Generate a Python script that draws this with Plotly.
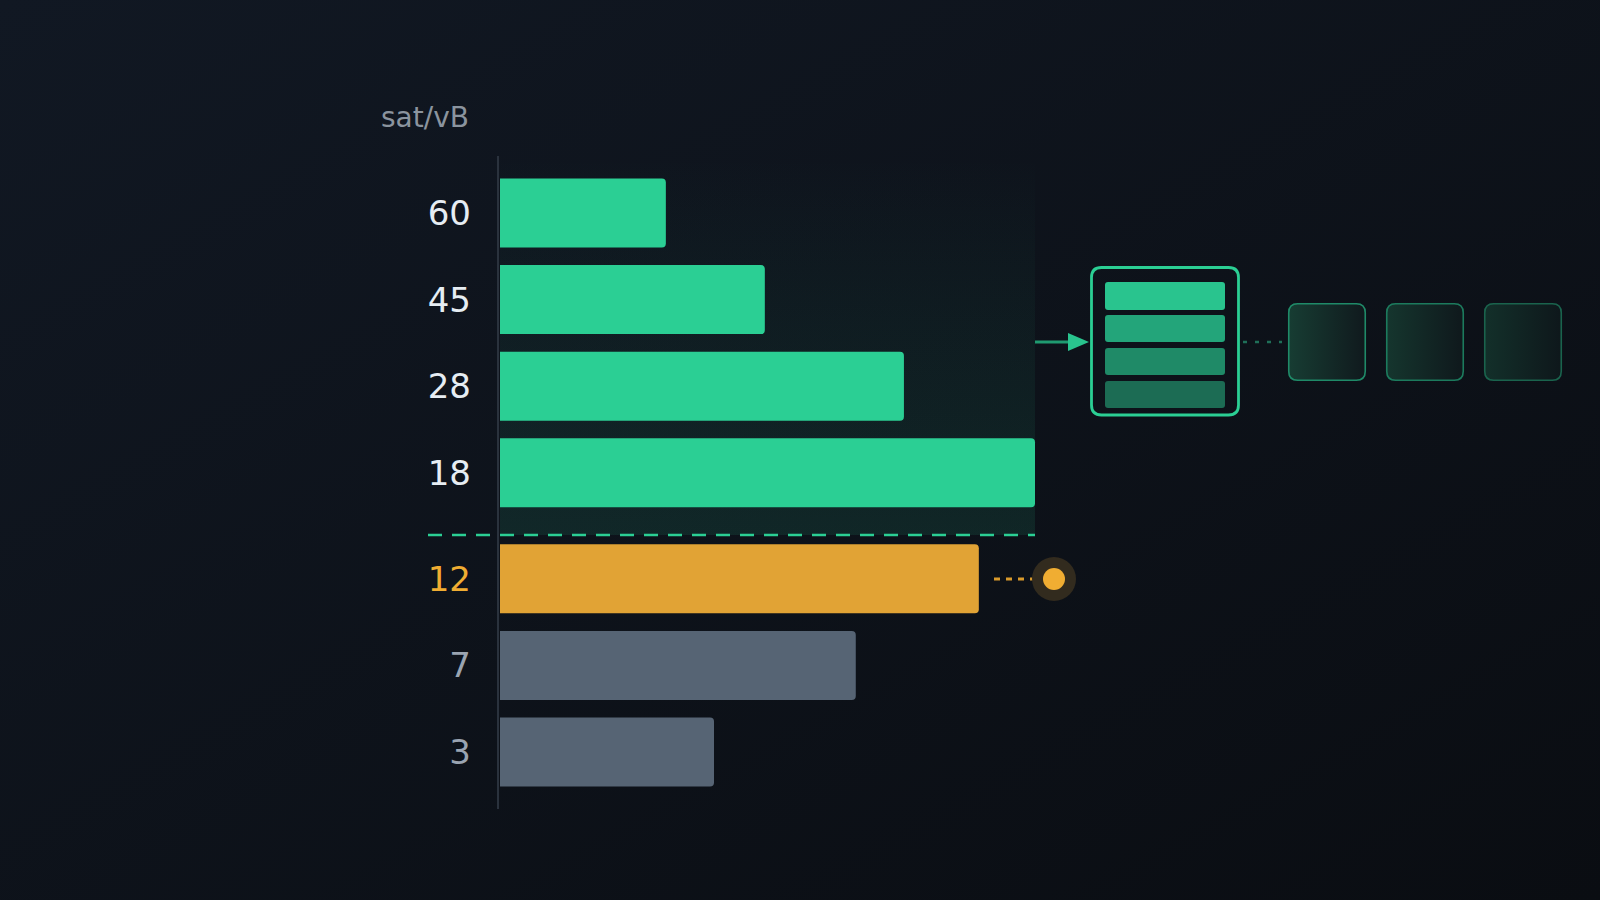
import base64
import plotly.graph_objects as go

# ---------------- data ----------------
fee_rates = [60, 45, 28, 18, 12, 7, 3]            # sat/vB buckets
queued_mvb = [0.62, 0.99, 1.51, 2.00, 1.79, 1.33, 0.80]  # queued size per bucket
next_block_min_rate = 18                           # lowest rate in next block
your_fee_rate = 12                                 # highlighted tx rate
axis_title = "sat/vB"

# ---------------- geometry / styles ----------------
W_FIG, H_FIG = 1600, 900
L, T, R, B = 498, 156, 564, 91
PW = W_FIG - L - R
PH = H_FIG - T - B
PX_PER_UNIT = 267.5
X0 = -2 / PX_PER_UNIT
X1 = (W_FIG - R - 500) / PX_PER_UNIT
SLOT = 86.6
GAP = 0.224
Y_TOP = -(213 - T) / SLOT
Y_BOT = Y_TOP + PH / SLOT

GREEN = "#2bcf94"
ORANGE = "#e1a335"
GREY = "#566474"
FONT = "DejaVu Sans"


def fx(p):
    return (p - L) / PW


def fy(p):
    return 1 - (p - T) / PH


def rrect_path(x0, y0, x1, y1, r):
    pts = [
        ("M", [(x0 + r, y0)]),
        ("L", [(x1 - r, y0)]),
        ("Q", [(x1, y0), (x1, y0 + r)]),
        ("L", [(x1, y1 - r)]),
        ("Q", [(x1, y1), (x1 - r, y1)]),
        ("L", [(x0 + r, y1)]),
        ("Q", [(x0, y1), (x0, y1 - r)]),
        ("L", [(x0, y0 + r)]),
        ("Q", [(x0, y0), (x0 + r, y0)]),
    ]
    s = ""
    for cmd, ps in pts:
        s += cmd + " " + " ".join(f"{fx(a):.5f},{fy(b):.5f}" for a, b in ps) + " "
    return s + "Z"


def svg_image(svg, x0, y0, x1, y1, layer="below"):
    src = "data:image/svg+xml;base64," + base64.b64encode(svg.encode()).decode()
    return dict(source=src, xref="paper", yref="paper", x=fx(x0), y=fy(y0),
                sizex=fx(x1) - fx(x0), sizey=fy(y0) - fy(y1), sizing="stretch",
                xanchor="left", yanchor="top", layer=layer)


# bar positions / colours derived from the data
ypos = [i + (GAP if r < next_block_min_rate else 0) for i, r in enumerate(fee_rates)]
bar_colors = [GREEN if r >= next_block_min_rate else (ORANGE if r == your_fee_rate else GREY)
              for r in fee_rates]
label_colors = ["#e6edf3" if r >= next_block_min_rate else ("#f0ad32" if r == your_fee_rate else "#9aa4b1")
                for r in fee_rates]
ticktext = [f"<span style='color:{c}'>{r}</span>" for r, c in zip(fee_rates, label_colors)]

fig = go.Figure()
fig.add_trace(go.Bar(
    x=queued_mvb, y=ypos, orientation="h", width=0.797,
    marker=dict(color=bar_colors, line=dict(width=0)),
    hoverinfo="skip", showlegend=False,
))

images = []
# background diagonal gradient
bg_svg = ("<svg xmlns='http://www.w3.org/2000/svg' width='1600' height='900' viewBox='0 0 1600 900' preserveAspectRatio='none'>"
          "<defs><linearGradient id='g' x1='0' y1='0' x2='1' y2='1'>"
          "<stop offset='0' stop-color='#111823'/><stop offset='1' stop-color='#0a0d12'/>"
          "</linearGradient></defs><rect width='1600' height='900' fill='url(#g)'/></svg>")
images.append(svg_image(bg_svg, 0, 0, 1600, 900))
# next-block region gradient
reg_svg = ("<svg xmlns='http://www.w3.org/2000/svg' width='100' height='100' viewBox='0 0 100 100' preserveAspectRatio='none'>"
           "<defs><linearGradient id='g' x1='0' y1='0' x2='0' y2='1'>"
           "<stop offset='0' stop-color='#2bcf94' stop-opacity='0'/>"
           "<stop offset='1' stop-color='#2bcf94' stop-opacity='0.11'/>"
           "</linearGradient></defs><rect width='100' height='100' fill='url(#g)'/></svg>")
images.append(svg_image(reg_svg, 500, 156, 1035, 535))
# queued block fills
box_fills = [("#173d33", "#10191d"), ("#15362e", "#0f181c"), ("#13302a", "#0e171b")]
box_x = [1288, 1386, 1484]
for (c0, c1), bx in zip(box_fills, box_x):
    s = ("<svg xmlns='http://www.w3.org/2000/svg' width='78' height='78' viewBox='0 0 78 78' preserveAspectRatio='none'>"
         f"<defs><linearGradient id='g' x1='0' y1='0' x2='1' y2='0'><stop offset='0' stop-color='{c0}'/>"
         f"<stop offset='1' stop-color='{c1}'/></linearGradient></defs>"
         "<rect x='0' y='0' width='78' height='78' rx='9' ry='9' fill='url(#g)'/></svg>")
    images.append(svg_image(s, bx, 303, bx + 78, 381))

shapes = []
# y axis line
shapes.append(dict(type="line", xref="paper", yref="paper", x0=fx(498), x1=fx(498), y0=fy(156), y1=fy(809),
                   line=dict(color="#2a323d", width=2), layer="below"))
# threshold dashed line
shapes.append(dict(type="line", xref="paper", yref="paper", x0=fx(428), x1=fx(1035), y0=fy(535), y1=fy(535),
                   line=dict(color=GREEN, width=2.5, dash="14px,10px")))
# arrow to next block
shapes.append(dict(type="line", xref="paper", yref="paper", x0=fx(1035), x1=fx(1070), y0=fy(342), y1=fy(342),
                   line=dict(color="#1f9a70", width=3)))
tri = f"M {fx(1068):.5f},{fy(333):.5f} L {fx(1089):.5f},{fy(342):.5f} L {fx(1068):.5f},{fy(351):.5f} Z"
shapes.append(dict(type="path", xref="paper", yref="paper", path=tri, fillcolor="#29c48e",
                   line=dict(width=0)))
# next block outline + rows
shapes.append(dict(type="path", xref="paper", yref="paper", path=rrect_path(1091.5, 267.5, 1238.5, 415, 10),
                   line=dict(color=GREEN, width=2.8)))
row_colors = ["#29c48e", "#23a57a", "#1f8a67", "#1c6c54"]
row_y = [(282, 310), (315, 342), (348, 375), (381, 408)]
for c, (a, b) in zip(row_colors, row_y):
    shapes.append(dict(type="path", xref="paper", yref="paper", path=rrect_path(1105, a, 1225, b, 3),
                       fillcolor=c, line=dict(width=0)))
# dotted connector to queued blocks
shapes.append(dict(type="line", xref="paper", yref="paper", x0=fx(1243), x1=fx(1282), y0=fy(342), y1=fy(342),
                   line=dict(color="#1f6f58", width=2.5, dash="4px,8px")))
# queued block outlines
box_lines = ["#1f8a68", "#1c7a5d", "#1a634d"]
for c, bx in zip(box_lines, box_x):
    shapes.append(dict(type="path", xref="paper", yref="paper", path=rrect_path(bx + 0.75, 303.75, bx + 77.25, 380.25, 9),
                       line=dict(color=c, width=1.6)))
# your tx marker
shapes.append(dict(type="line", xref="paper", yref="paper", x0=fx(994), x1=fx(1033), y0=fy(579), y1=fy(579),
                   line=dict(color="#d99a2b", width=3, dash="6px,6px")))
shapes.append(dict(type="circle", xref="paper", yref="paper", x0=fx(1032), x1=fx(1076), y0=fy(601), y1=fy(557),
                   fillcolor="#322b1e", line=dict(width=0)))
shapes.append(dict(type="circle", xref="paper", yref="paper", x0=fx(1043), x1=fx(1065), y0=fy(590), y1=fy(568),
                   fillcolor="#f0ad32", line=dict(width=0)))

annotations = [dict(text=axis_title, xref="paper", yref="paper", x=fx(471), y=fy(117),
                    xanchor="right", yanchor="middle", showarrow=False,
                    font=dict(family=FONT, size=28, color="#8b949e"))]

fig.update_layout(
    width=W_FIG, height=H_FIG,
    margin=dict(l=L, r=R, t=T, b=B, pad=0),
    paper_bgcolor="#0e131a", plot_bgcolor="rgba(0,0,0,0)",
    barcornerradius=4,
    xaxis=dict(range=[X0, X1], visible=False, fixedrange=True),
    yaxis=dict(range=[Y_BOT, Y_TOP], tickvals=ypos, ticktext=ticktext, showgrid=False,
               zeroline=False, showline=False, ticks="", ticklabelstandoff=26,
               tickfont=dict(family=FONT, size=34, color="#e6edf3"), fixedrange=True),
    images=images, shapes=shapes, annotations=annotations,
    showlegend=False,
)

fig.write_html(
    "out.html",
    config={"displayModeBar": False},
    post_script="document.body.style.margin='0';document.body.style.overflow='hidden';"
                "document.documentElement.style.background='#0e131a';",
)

### STATED TASK
Go from the first line of the data above to the line containing "return 1 - (p - T) / PH" and retype exactly those lines, both included, but none of the pictures.

### RESPONSE TO THE TASK
Generate a Python script that draws this with Plotly.
import base64
import plotly.graph_objects as go

# ---------------- data ----------------
fee_rates = [60, 45, 28, 18, 12, 7, 3]            # sat/vB buckets
queued_mvb = [0.62, 0.99, 1.51, 2.00, 1.79, 1.33, 0.80]  # queued size per bucket
next_block_min_rate = 18                           # lowest rate in next block
your_fee_rate = 12                                 # highlighted tx rate
axis_title = "sat/vB"

# ---------------- geometry / styles ----------------
W_FIG, H_FIG = 1600, 900
L, T, R, B = 498, 156, 564, 91
PW = W_FIG - L - R
PH = H_FIG - T - B
PX_PER_UNIT = 267.5
X0 = -2 / PX_PER_UNIT
X1 = (W_FIG - R - 500) / PX_PER_UNIT
SLOT = 86.6
GAP = 0.224
Y_TOP = -(213 - T) / SLOT
Y_BOT = Y_TOP + PH / SLOT

GREEN = "#2bcf94"
ORANGE = "#e1a335"
GREY = "#566474"
FONT = "DejaVu Sans"


def fx(p):
    return (p - L) / PW


def fy(p):
    return 1 - (p - T) / PH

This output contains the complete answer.